I'm studying ODE.
Over my math education career, I've occasionally encountered reference to homogeneous equations. Now, in ODE, I'm learning how to solve differential equations that are homogeneous. I've learned how to do this technique and how to recognize a homogeneous equation (and its order).
What I'm not so sure about is the significance of a homogeneous equation. Is it just a type of equation that lends itself to particular solutions? Does the fact that it represents an equation dependent on some ratio between x and y matter? Is there some physical significance to homogeneous equations?
Definition of Homogeneous ODE,
copy from https://mathworld.wolfram.com/HomogeneousOrdinaryDifferentialEquation.html :
A linear ordinary differential equation of order $n$ is said to be homogeneous if it is of the form $$a_n(x)y^ {(n)}+a_{n-1}(x)y^{(n-1)}+...+a_1(x)y'+a_0(x)y=0$$
where $y'=\frac{dy}{dx}$, i.e., if all the terms are proportional to a derivative of $y$ (or $y$ itself) and there is no term that contains a function of $x$ alone.

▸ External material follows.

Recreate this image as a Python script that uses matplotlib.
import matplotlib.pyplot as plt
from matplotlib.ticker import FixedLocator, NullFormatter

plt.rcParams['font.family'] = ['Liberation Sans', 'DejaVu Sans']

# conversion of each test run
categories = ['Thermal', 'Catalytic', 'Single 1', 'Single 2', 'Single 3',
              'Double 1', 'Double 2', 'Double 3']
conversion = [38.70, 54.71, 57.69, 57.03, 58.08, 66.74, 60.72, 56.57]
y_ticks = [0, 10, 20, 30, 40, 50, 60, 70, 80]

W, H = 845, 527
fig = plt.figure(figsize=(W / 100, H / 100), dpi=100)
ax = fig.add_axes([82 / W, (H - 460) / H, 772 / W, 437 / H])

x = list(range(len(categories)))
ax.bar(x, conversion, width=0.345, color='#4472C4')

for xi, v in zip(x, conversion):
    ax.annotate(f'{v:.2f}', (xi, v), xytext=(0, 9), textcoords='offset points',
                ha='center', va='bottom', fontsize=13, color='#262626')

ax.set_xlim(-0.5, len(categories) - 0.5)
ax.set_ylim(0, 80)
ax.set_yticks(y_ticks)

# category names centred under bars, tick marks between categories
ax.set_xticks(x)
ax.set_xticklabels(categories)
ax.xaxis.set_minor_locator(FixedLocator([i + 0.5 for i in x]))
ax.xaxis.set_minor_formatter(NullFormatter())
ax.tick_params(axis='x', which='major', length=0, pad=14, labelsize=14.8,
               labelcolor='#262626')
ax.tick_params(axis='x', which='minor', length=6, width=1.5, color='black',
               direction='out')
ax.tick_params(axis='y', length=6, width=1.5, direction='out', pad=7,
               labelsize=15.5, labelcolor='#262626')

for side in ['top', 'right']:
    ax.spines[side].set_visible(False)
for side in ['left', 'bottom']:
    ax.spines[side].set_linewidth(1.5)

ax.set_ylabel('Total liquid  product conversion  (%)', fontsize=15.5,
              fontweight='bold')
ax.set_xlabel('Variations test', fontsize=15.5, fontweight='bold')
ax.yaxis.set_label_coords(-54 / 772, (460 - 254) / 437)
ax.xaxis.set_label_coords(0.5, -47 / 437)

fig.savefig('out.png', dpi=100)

However, there is also another entirely different meaning for a first-order ordinary differential equation. Such an equation is said to be homogeneous if it can be written in the form
$$\frac{dy}{dx}=F\left(\frac{y}{x} \right).$$
Such equations can be solved in closed form by the change of variables $u=\frac{y}{x}$ which transforms the equation into the separable equation $$\frac{dx}{x}=\frac{du}{F(u)-u}.$$
NOTE : The bounty is not for me. It should be given to the author of the above citation.